The GHO attests that humanitarian organizations will aim to deliver better results. This will include acknowledging and supporting local and national humanitarian groups through funding, increasing accountability and people-centered responses, and engaging in humanitarian diplomacy. There is also a call to promote inclusive responses that acknowledge the unique, intersecting, and complex needs of vulnerable peoples, including those from marginalized communities.

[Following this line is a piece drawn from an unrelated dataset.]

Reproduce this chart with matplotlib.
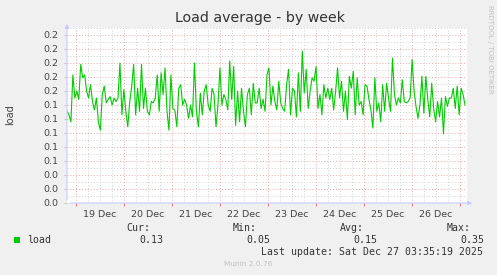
import matplotlib
matplotlib.use('Agg')
import matplotlib.pyplot as plt
import numpy as np

# load values left to right (30 min-ish steps)
load = [
    0.131, 0.126, 0.116, 0.183, 0.150, 0.160, 0.148, 0.198, 0.179, 0.183,
    0.160, 0.150, 0.169, 0.145, 0.133, 0.150, 0.116, 0.104, 0.155, 0.167,
    0.143, 0.148, 0.152, 0.140, 0.150, 0.145, 0.150, 0.200, 0.126,
    0.162, 0.131, 0.109, 0.145, 0.167, 0.198, 0.126, 0.164, 0.131, 0.198,
    0.135, 0.164, 0.131, 0.126, 0.145, 0.143, 0.150, 0.183, 0.131, 0.186,
    0.155, 0.193, 0.131, 0.104, 0.183, 0.135, 0.133, 0.109, 0.164,
    0.169, 0.140, 0.148, 0.140, 0.121, 0.140, 0.123, 0.200, 0.131, 0.109,
    0.157, 0.126, 0.160, 0.169, 0.140, 0.131, 0.164, 0.155, 0.109, 0.140,
    0.193, 0.140, 0.155, 0.148, 0.133, 0.203, 0.148, 0.195, 0.111,
    0.160, 0.116, 0.164, 0.131, 0.109, 0.155, 0.164, 0.126, 0.171, 0.143,
    0.143, 0.164, 0.135, 0.148, 0.131, 0.183, 0.193, 0.140, 0.167, 0.145,
    0.133, 0.174, 0.143, 0.135, 0.131, 0.169, 0.191, 0.126, 0.164,
    0.160, 0.123, 0.186, 0.131, 0.217, 0.157, 0.191, 0.135, 0.160, 0.179,
    0.174, 0.195, 0.135, 0.155, 0.126, 0.169, 0.150, 0.164, 0.148, 0.164,
    0.133, 0.160, 0.193, 0.150, 0.174, 0.131, 0.160, 0.119, 0.181,
    0.164, 0.188, 0.126, 0.179, 0.140, 0.145, 0.126, 0.169, 0.167, 0.148,
    0.133, 0.107, 0.179, 0.131, 0.143, 0.116, 0.169, 0.131, 0.171, 0.150,
    0.131, 0.207, 0.155, 0.140, 0.150, 0.143, 0.176, 0.145, 0.143,
    0.145, 0.150, 0.205, 0.160, 0.138, 0.121, 0.140, 0.181, 0.128, 0.181,
    0.148, 0.123, 0.171, 0.135, 0.116, 0.145, 0.123, 0.150, 0.099, 0.152,
    0.138, 0.150, 0.150, 0.164, 0.135, 0.167, 0.126, 0.164, 0.155, 0.140,
]

# hours since 18 Dec 00:00
t_end = 9 * 24 + 3 + 35 / 60          # Sat Dec 27 03:35:19
t_start = t_end - 200                  # munin week = 400 px of 30 min
day_labels = ['19 Dec', '20 Dec', '21 Dec', '22 Dec',
              '23 Dec', '24 Dec', '25 Dec', '26 Dec']
stats_names = ['Cur:', 'Min:', 'Avg:', 'Max:']
stats_vals = ['0.13', '0.05', '0.15', '0.35']

bg = '#f0f0f0'
txt = '#444444'
W, H = 497, 275
fig = plt.figure(figsize=(W / 100, H / 100), dpi=100, facecolor=bg)
ax = fig.add_axes([67 / W, (H - 203) / H, 400 / W, 175 / H])
ax.set_facecolor('white')

times = t_start + np.arange(len(load)) * (200 / len(load))
ax.set_xlim(t_start, t_end)
ax.set_ylim(0, 0.25)

# grid
for h in np.arange(24, t_end, 6):
    major = (h % 24 == 0)
    ax.axvline(h, color='#e8a8a8' if major else '#cfcfcf', lw=0.7,
               ls=(0, (1, 2)), zorder=1)
for v in np.arange(0.01, 0.251, 0.01):
    major = abs(v / 0.02 - round(v / 0.02)) < 1e-6
    ax.axhline(v, color='#e8a8a8' if major else '#cfcfcf', lw=0.7,
               ls=(0, (1, 2)), zorder=1)

ax.plot(times, load, color='#00cc00', lw=0.8, zorder=3)

for s in ax.spines.values():
    s.set_visible(False)

yt = np.arange(0, 0.241, 0.02)
ax.set_yticks(yt)
ax.set_yticklabels(['%.1f' % v for v in yt])
ax.set_xticks(np.arange(24, t_end, 24))
ax.set_xticklabels([])
ax.set_xticks(np.arange(36, t_end, 24), minor=True)
ax.set_xticklabels(day_labels, minor=True)
ax.tick_params(axis='x', which='minor', length=0, pad=5, labelsize=6.8,
               labelcolor=txt)
ax.tick_params(axis='x', which='major', length=2, color='#e08080')
ax.tick_params(axis='y', length=2, color='#c8c8c8', pad=4, labelsize=6.8,
               labelcolor=txt)

# munin style axis arrows
axc = '#c8c8ff'
ax.annotate('', xy=(0, 1.04), xytext=(0, 0), xycoords='axes fraction',
            arrowprops=dict(arrowstyle='-|>', color=axc, lw=0.8,
                            mutation_scale=6), annotation_clip=False)
ax.annotate('', xy=(1.02, 0), xytext=(0, 0), xycoords='axes fraction',
            arrowprops=dict(arrowstyle='-|>', color=axc, lw=0.8,
                            mutation_scale=6), annotation_clip=False)

fig.text(260 / W, 1 - 18 / H, 'Load average - by week', ha='center',
         va='center', fontsize=10.2, color='#333333')
fig.text(10 / W, 1 - 115 / H, 'load', rotation=90, ha='center', va='center',
         fontsize=7, color=txt)
fig.text(490 / W, 1 - 5 / H, 'RRDTOOL / TOBI OETIKER', rotation=270,
         ha='center', va='top', fontsize=5, color='#c0c0c0')

mono = 'DejaVu Sans Mono'
fig.patches.append(plt.Rectangle((14 / W, 1 - 243 / H), 6 / W, 6 / H,
                                 transform=fig.transFigure,
                                 facecolor='#00cc00', edgecolor='none'))
fig.text(27 / W, 1 - 240 / H, 'load', family=mono, fontsize=7.1,
         va='center', color='#333333')
for i, (n, v) in enumerate(zip(stats_names, stats_vals)):
    fig.text((150 + i * 107) / W, 1 - 228 / H, n, family=mono, fontsize=7.1,
             va='center', ha='right', color='#333333')
    fig.text((163 + i * 107) / W, 1 - 240 / H, v, family=mono, fontsize=7.1,
             va='center', ha='right', color='#333333')
fig.text(483 / W, 1 - 252 / H, 'Last update: Sat Dec 27 03:35:19 2025',
         family=mono, fontsize=7.1, va='center', ha='right', color='#333333')
fig.text(248 / W, 1 - 264 / H, 'Munin 2.0.76', ha='center', va='center',
         fontsize=5.3, color='#c0c0c0')

fig.savefig('out.png', dpi=100, facecolor=bg)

Women and girls, for instance, are particularly vulnerable during humanitarian crises. OCHA Director, Coordination Division, Ramesh Rajasingham, remarked on this during a high-level event in Addis Abbaba, Ethiopia. He stated that women are fourteen times more likely to be killed during climate disasters. Women and girls are also at a greater risk of gender-based violence; only 53 percent were able to access GBV services through groups like UN Women. Women and girls also face barriers in receiving life-saving healthcare, especially when it comes to reproductive health. Humanitarian organizations, and the international community that supports them, should be expected to improve their response to the gender-specific needs.

“We need to get better at acting on gender-specific analyses that strengthen our ability to meet the diverse and distinct needs of all the people we serve,” he said. “We need far greater investment in protection and other services in humanitarian settings that are tailored for women and girls.”

What is evident in the GHO is that the compassion and urgency to help those in need remain a driving force for the UN’s humanitarian actors. Yet, one cannot help but lament at the adjusted funding request, which is lower than last year’s. When it is now, more than ever, that millions of people are living through dire situations, through conflict or displacement, and many more are at risk of falling.